Exercise instructions |
Everything from the first line of the data through the line with "-- (#2) -- ($(bm)!7.5pt!-90:(#2)$)" is to be echoed exactly, minus the pictures.

━━━ Material

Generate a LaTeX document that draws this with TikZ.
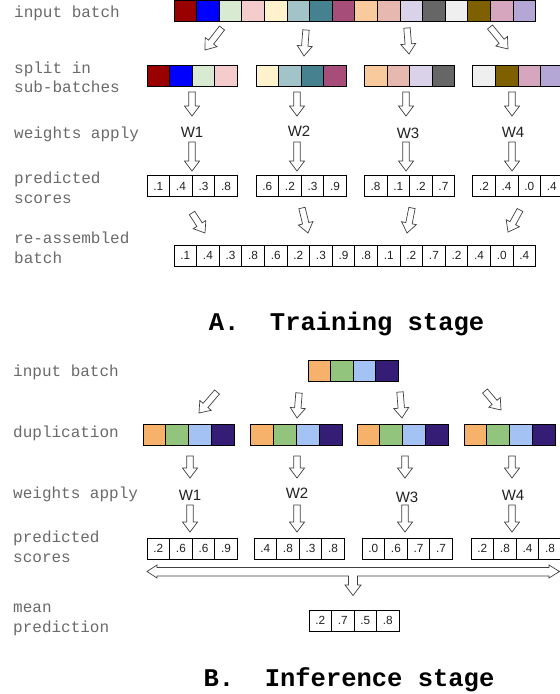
\documentclass[tikz,border=0pt]{standalone}
\usepackage{fontspec}
\setmainfont{Liberation Sans}
\newfontfamily\monofont{Liberation Mono}
\usetikzlibrary{calc}
\frenchspacing

\definecolor{labgray}{HTML}{6A6A6A}
\definecolor{txt}{HTML}{222222}
\definecolor{cA1}{HTML}{990000}
\definecolor{cA2}{HTML}{0000FF}
\definecolor{cA3}{HTML}{D9EAD3}
\definecolor{cA4}{HTML}{F4CCCC}
\definecolor{cA5}{HTML}{FFF2CC}
\definecolor{cA6}{HTML}{A2C4C9}
\definecolor{cA7}{HTML}{45818E}
\definecolor{cA8}{HTML}{A64D79}
\definecolor{cA9}{HTML}{F9CB9C}
\definecolor{cA10}{HTML}{E6B8AF}
\definecolor{cA11}{HTML}{D9D2E9}
\definecolor{cA12}{HTML}{666666}
\definecolor{cA13}{HTML}{EFEFEF}
\definecolor{cA14}{HTML}{7F6000}
\definecolor{cA15}{HTML}{D5A6BD}
\definecolor{cA16}{HTML}{B4A7D6}
\definecolor{cB1}{HTML}{F6B26B}
\definecolor{cB2}{HTML}{93C47D}
\definecolor{cB3}{HTML}{A4C2F4}
\definecolor{cB4}{HTML}{351C75}

\tikzset{
  cell/.style={draw=black, line width=0.75pt, minimum height=21pt, inner sep=0pt,
    outer sep=0pt, anchor=north west, font=\fontsize{11.8}{12}\selectfont, text=txt},
  lab/.style={anchor=base west, inner sep=0pt, font=\monofont\fontsize{16}{20}\selectfont, text=labgray},
  stagetitle/.style={anchor=base, inner sep=0pt, font=\monofont\bfseries\fontsize{25.5}{30}\selectfont, text=black},
  wlab/.style={inner sep=0pt, font=\fontsize{15}{18}\selectfont, text=txt},
  blockarrow/.style={draw=black!75, fill=white, line width=0.7pt, line join=miter}
}

% row of coloured cells: name, x0, y, width, colour list
\newcommand\colrow[5]{%
  \foreach \t [count=\k from 0] in {#5} {%
    \node[cell, minimum width=#4pt, fill=\t] (#1\k) at ({#2+#4*\k}, #3) {};}}
% row of score cells: name, x0, y, width, value list
\newcommand\scorerow[5]{%
  \foreach \t [count=\k from 0] in {#5} {%
    \node[cell, minimum width=#4pt] (#1\k) at ({#2+#4*\k}, #3) {\t};}}
% block arrow from coordinate #1 to coordinate #2
\newcommand\barrow[2]{%
  \coordinate (bm) at ($(#2)!10pt!(#1)$);
  \draw[blockarrow] ($(#1)!3.2pt!90:(#2)$) -- ($(bm)!3.2pt!90:(#2)$) -- ($(bm)!7.5pt!90:(#2)$)
    -- (#2) -- ($(bm)!7.5pt!-90:(#2)$) -- ($(bm)!3.2pt!-90:(#2)$) -- ($(#1)!3.2pt!-90:(#2)$) -- cycle;}

\begin{document}
\begin{tikzpicture}[x=1pt,y=-1pt]
\useasboundingbox (0,0) rectangle (560,694);
\clip (0,0) rectangle (560,694);
\fill[white] (0,0) rectangle (560,694);

% ---------------- Part A ----------------
\node[lab] (la1) at (14,17) {input batch};
\node[lab] (la2) at (14,73) {split in};
\node[lab] (la3) at (14,92) {sub-batches};
\node[lab] (la4) at (14,138) {weights apply};
\node[lab] (la5) at (14,183) {predicted};
\node[lab] (la6) at (14,203) {scores};
\node[lab] (la7) at (14,243) {re-assembled};
\node[lab] (la8) at (14,263) {batch};

\colrow{ina}{174}{0.5}{22.6}{cA1,cA2,cA3,cA4,cA5,cA6,cA7,cA8,cA9,cA10,cA11,cA12,cA13,cA14,cA15,cA16}
\colrow{suba}{147}{65.7}{22.6}{cA1,cA2,cA3,cA4}
\colrow{subb}{256}{65.7}{22.6}{cA5,cA6,cA7,cA8}
\colrow{subc}{364.3}{65.7}{22.6}{cA9,cA10,cA11,cA12}
\colrow{subd}{472.7}{65.7}{22.6}{cA13,cA14,cA15,cA16}

\scorerow{sca}{147}{175.7}{22.6}{.1,.4,.3,.8}
\scorerow{scb}{256}{175.7}{22.6}{.6,.2,.3,.9}
\scorerow{scc}{364.3}{175.7}{22.6}{.8,.1,.2,.7}
\scorerow{scd}{472.7}{175.7}{22.6}{.2,.4,.0,.4}

\scorerow{rea}{174}{245}{22.6}{.1,.4,.3,.8,.6,.2,.3,.9,.8,.1,.2,.7,.2,.4,.0,.4}

\node[wlab] (wa1) at (192,132) {W1};
\node[wlab] (wa2) at (299,131) {W2};
\node[wlab] (wa3) at (408,133) {W3};
\node[wlab] (wa4) at (513,132) {W4};

\coordinate (a1s) at (222,28);  \coordinate (a1e) at (205,50);
\coordinate (a2s) at (306,30);  \coordinate (a2e) at (304,56);
\coordinate (a3s) at (407,28);  \coordinate (a3e) at (409,54);
\coordinate (a4s) at (490,27);  \coordinate (a4e) at (508,49);
\barrow{a1s}{a1e} \barrow{a2s}{a2e} \barrow{a3s}{a3e} \barrow{a4s}{a4e}

\foreach \x [count=\n] in {192,297,406,512} {
  \coordinate (p\n s) at (\x,92);  \coordinate (p\n e) at (\x,116);
  \barrow{p\n s}{p\n e}
  \coordinate (q\n s) at (\x,142); \coordinate (q\n e) at (\x,171);
  \barrow{q\n s}{q\n e}
}

\coordinate (b1s) at (192,213); \coordinate (b1e) at (205,233);
\coordinate (b2s) at (302,208); \coordinate (b2e) at (308,233);
\coordinate (b3s) at (412,208); \coordinate (b3e) at (407,233);
\coordinate (b4s) at (520,210); \coordinate (b4e) at (508,232);
\barrow{b1s}{b1e} \barrow{b2s}{b2e} \barrow{b3s}{b3e} \barrow{b4s}{b4e}

\node[stagetitle] (ta) at (346.5,330) {A.\ \ Training stage};

% ---------------- Part B ----------------
\node[lab] (lb1) at (13,376) {input batch};
\node[lab] (lb2) at (13,437) {duplication};
\node[lab] (lb3) at (13,498) {weights apply};
\node[lab] (lb4) at (13,542) {predicted};
\node[lab] (lb5) at (13,562) {scores};
\node[lab] (lb6) at (13,612) {mean};
\node[lab] (lb7) at (13,632) {prediction};

\colrow{inb}{308}{360}{22.5}{cB1,cB2,cB3,cB4}
\colrow{dupa}{143}{424}{22.8}{cB1,cB2,cB3,cB4}
\colrow{dupb}{250.7}{424}{22.8}{cB1,cB2,cB3,cB4}
\colrow{dupc}{357}{424}{22.8}{cB1,cB2,cB3,cB4}
\colrow{dupd}{464}{424}{22.8}{cB1,cB2,cB3,cB4}

\scorerow{psa}{147}{538}{22.6}{.2,.6,.6,.9}
\scorerow{psb}{254}{538}{22.6}{.4,.8,.3,.8}
\scorerow{psc}{362}{538}{22.6}{.0,.6,.7,.7}
\scorerow{psd}{471}{538}{22.6}{.2,.8,.4,.8}

\scorerow{mean}{309}{610}{22.5}{.2,.7,.5,.8}

\node[wlab] (wb1) at (190,495) {W1};
\node[wlab] (wb2) at (297,493) {W2};
\node[wlab] (wb3) at (407,497) {W3};
\node[wlab] (wb4) at (513,495) {W4};

\coordinate (c1s) at (217,392); \coordinate (c1e) at (199,413);
\coordinate (c2s) at (299,393); \coordinate (c2e) at (297,418);
\coordinate (c3s) at (400,392); \coordinate (c3e) at (402,418);
\coordinate (c4s) at (485,391); \coordinate (c4e) at (501,410);
\barrow{c1s}{c1e} \barrow{c2s}{c2e} \barrow{c3s}{c3e} \barrow{c4s}{c4e}

\foreach \x [count=\n] in {190,297,405,512} {
  \coordinate (r\n s) at (\x,456); \coordinate (r\n e) at (\x,478);
  \barrow{r\n s}{r\n e}
  \coordinate (t\n s) at (\x,505); \coordinate (t\n e) at (\x,532);
  \barrow{t\n s}{t\n e}
}

% double-headed gathering arrow with branch to the mean prediction
\draw[blockarrow] (147,571.5) -- (157,565) -- (157,567.5) -- (549,567.5) -- (549,565)
  -- (559.5,571.5) -- (549,578) -- (549,576) -- (357.5,576) -- (357.5,585) -- (361,585)
  -- (353,595.5) -- (345,585) -- (348.5,585) -- (348.5,576) -- (157,576) -- (157,578) -- cycle;

\node[stagetitle] (tb) at (349,686) {B.\ \ Inference stage};
\end{tikzpicture}
\end{document}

━━━━━━

Output |
Generate a LaTeX document that draws this with TikZ.
\documentclass[tikz,border=0pt]{standalone}
\usepackage{fontspec}
\setmainfont{Liberation Sans}
\newfontfamily\monofont{Liberation Mono}
\usetikzlibrary{calc}
\frenchspacing

\definecolor{labgray}{HTML}{6A6A6A}
\definecolor{txt}{HTML}{222222}
\definecolor{cA1}{HTML}{990000}
\definecolor{cA2}{HTML}{0000FF}
\definecolor{cA3}{HTML}{D9EAD3}
\definecolor{cA4}{HTML}{F4CCCC}
\definecolor{cA5}{HTML}{FFF2CC}
\definecolor{cA6}{HTML}{A2C4C9}
\definecolor{cA7}{HTML}{45818E}
\definecolor{cA8}{HTML}{A64D79}
\definecolor{cA9}{HTML}{F9CB9C}
\definecolor{cA10}{HTML}{E6B8AF}
\definecolor{cA11}{HTML}{D9D2E9}
\definecolor{cA12}{HTML}{666666}
\definecolor{cA13}{HTML}{EFEFEF}
\definecolor{cA14}{HTML}{7F6000}
\definecolor{cA15}{HTML}{D5A6BD}
\definecolor{cA16}{HTML}{B4A7D6}
\definecolor{cB1}{HTML}{F6B26B}
\definecolor{cB2}{HTML}{93C47D}
\definecolor{cB3}{HTML}{A4C2F4}
\definecolor{cB4}{HTML}{351C75}

\tikzset{
  cell/.style={draw=black, line width=0.75pt, minimum height=21pt, inner sep=0pt,
    outer sep=0pt, anchor=north west, font=\fontsize{11.8}{12}\selectfont, text=txt},
  lab/.style={anchor=base west, inner sep=0pt, font=\monofont\fontsize{16}{20}\selectfont, text=labgray},
  stagetitle/.style={anchor=base, inner sep=0pt, font=\monofont\bfseries\fontsize{25.5}{30}\selectfont, text=black},
  wlab/.style={inner sep=0pt, font=\fontsize{15}{18}\selectfont, text=txt},
  blockarrow/.style={draw=black!75, fill=white, line width=0.7pt, line join=miter}
}

% row of coloured cells: name, x0, y, width, colour list
\newcommand\colrow[5]{%
  \foreach \t [count=\k from 0] in {#5} {%
    \node[cell, minimum width=#4pt, fill=\t] (#1\k) at ({#2+#4*\k}, #3) {};}}
% row of score cells: name, x0, y, width, value list
\newcommand\scorerow[5]{%
  \foreach \t [count=\k from 0] in {#5} {%
    \node[cell, minimum width=#4pt] (#1\k) at ({#2+#4*\k}, #3) {\t};}}
% block arrow from coordinate #1 to coordinate #2
\newcommand\barrow[2]{%
  \coordinate (bm) at ($(#2)!10pt!(#1)$);
  \draw[blockarrow] ($(#1)!3.2pt!90:(#2)$) -- ($(bm)!3.2pt!90:(#2)$) -- ($(bm)!7.5pt!90:(#2)$)
    -- (#2) -- ($(bm)!7.5pt!-90:(#2)$) -- ($(bm)!3.2pt!-90:(#2)$) -- ($(#1)!3.2pt!-90:(#2)$) -- cycle;}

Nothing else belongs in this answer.